Leverage is used by investors and traders to significantly increase the returns on their trades.
It works as a type of loan that is provided by a broker that is handling the trader forex account.
Using leverage allows a trader to essentially control a larger account than what they would normally be able to.
A high amount of leverage can be obtainable in the forex markets compared to other markets
In the forex market leverage can be as high as as high as 100:1.
How leverage works
So how exactly is leverage applied when trading?
With $1000 to trade you could be able to trade a $100,000 position.
The broker will set aside $1,000 from your account and essentially borrow to you $100,000.
This would mean that you’re now controlling $100,000 with just $1,000.
The leverage you are now using as a ratio is 100:1.
If you were to make $1,000 profit from the $100,000 investment then this would actually be a 100% profit on your $1000 investment.
This would be different if you funded the entire $100,000 capital yourself in which $1000 profit would be a return of just 1%.
Of course this also works the other way if you were to loose $1000.
Pro’s and cons of leverage
So using leverage may seem like a win/win scenario but as we briefly mentioned before there are pro’s and cons to using it when trading.
It could take years for a trader to earn any noticeable profit on a small sized account such as $1000.

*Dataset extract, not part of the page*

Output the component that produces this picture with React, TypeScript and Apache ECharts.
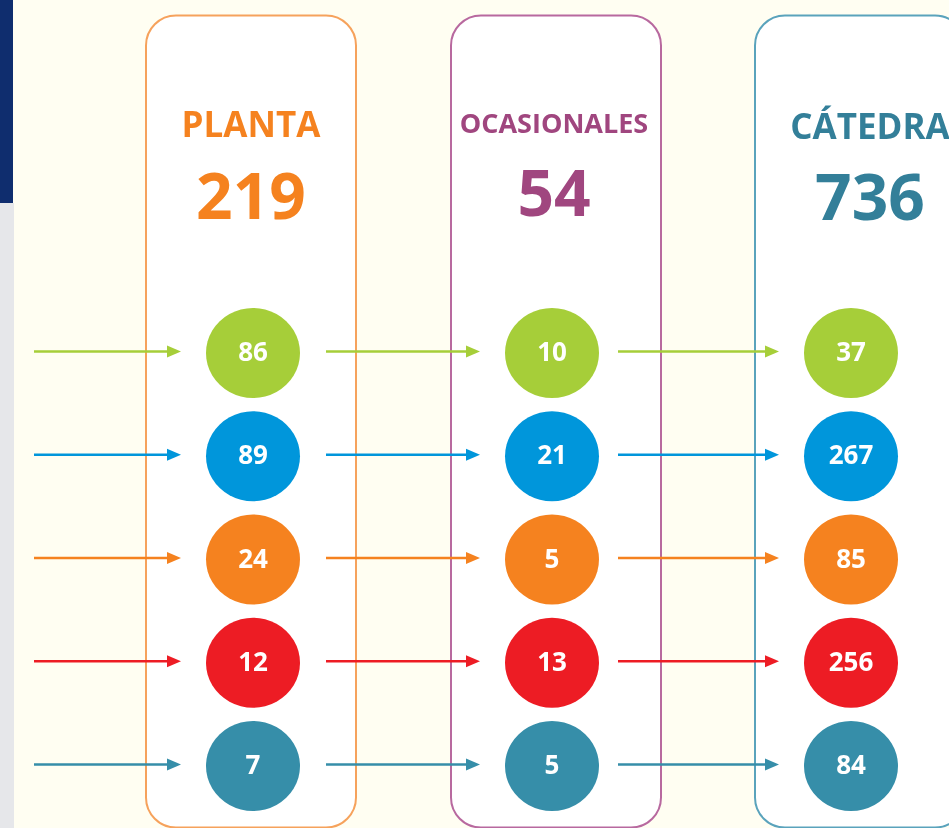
import React, { useEffect, useRef } from "react";
import * as echarts from "echarts";

const columns = ["PLANTA", "OCASIONALES", "CÁTEDRA"];
const totals = [219, 54, 736];
const rows = ["Fila 1", "Fila 2", "Fila 3", "Fila 4", "Fila 5"];
const plantaValues = [86, 89, 24, 12, 7];
const ocasionalesValues = [10, 21, 5, 13, 5];
const catedraValues = [37, 267, 85, 256, 84];

const rowColors = ["#A6CE39", "#0096DB", "#F5821F", "#ED1C24", "#368EA9"];
const titleColors = ["#F5821F", "#A0467F", "#337F99"];
const boxStrokes = ["#F6A25C", "#B8699F", "#5AA3BC"];

export default function App() {
  const ref = useRef<HTMLDivElement>(null);
  useEffect(() => {
    if (!ref.current) return;
    const chart = echarts.init(ref.current, null, { renderer: "svg", width: 949, height: 828 });
    const colValues = [plantaValues, ocasionalesValues, catedraValues];
    const circleData: any[] = [];
    const arrowData: any[] = [];
    colValues.forEach((vals, c) => {
      vals.forEach((v, r) => {
        circleData.push({ value: [c, r, v], itemStyle: { color: rowColors[r], opacity: 1 } });
        arrowData.push([c, r]);
      });
    });

    const boxX = [146, 451, 755];
    const titleX = [251, 554, 870];
    const titleY = [123.5, 122, 125.5];
    const titleSize = [35, 27, 35];
    const numY = [194, 191.5, 195];

    const graphics: any[] = [
      { type: "rect", shape: { x: 0, y: 0, width: 949, height: 828 }, style: { fill: "#FFFEF2" }, z: -10 },
      { type: "rect", shape: { x: 0, y: 0, width: 13, height: 203 }, style: { fill: "#0F2D6E" }, z: -9 },
      { type: "rect", shape: { x: 0, y: 203, width: 14, height: 625 }, style: { fill: "#E6E7EA" }, z: -9 },
    ];
    columns.forEach((name, i) => {
      graphics.push({
        type: "rect",
        shape: { x: boxX[i], y: 15.5, width: 210, height: 812, r: 30 },
        style: { fill: "#FFFFFF", stroke: boxStrokes[i], lineWidth: 2 },
        z: -5,
      });
      graphics.push({
        type: "text",
        x: titleX[i],
        y: titleY[i],
        style: {
          text: name,
          fill: titleColors[i],
          font: `bold ${titleSize[i]}px "Open Sans"`,
          textAlign: "center",
          textVerticalAlign: "middle",
        },
        z: 5,
      });
      graphics.push({
        type: "text",
        x: titleX[i],
        y: numY[i],
        style: {
          text: String(totals[i]),
          fill: titleColors[i],
          font: `bold 64px "Open Sans"`,
          textAlign: "center",
          textVerticalAlign: "middle",
        },
        z: 5,
      });
    });

    chart.setOption({
      animation: false,
      graphic: graphics,
      grid: { left: 253, right: 98, top: 353, bottom: 62 },
      xAxis: { type: "category", data: columns, show: false, boundaryGap: false },
      yAxis: { type: "category", data: rows, inverse: true, show: false, boundaryGap: false },
      series: [
        {
          type: "custom",
          z: 3,
          clip: false,
          data: arrowData,
          renderItem: (params: any, api: any) => {
            const c = api.value(0);
            const p = api.coord([c, api.value(1)]);
            const color = rowColors[api.value(1)];
            const tip = p[0] - 72;
            const start = p[0] - 219 - 7 * c;
            const y = p[1] - 1.5;
            return {
              type: "group",
              children: [
                {
                  type: "line",
                  shape: { x1: start, y1: y, x2: tip - 10, y2: y },
                  style: { stroke: color, lineWidth: 2.5 },
                },
                {
                  type: "polygon",
                  shape: { points: [[tip - 14, y - 6], [tip, y], [tip - 14, y + 6]] },
                  style: { fill: color },
                },
              ],
            };
          },
        },
        {
          type: "scatter",
          z: 4,
          clip: false,
          symbol: "circle",
          symbolSize: [94, 90],
          data: circleData,
          label: {
            show: true,
            position: "inside",
            formatter: (p: any) => String(p.value[2]),
            color: "#FFFFFF",
            fontFamily: "Open Sans",
            fontWeight: "bold",
            fontSize: 26,
            offset: [0, -2],
          },
        },
      ],
    });
    return () => chart.dispose();
  }, []);
  return <div ref={ref} style={{ position: "fixed", left: 0, top: 0, width: 949, height: 828 }} />;
}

Using leverage can greatly increase your returns, this allows traders with smaller funds to be able to trade much larger positions.
Although it can greatly increase your returns it also greatly increases your risk of high losses.
You have a $1000 funded account using 100:1 leverage.
If one trade were to move in the opposite direction of what you believed would happen then the leverage will greatly amplify the potential losses.
Any losses are first taken from the traders investment meaning that the chances of wiping out the account are much greater.
So should you use leverage?
There inst really a right or wrong answer to this.
If trading with leverage then a trader should implement a more stricter trading style to reduce the risks.
This could include using stop and limit orders designed to control potential losses.
Generally the risk should never be more than 3% of trading capital, if the risk is higher then the amount of leverage should then be reduced.
Traders can also reduce risk by adjusting the level of margin that they use.
By reducing the lot size this means that each pip would be worth less, reducing risk but also potential profit.
If you do choose to use leverage when trading then remember to use a more stricter risk management to reduce your risks.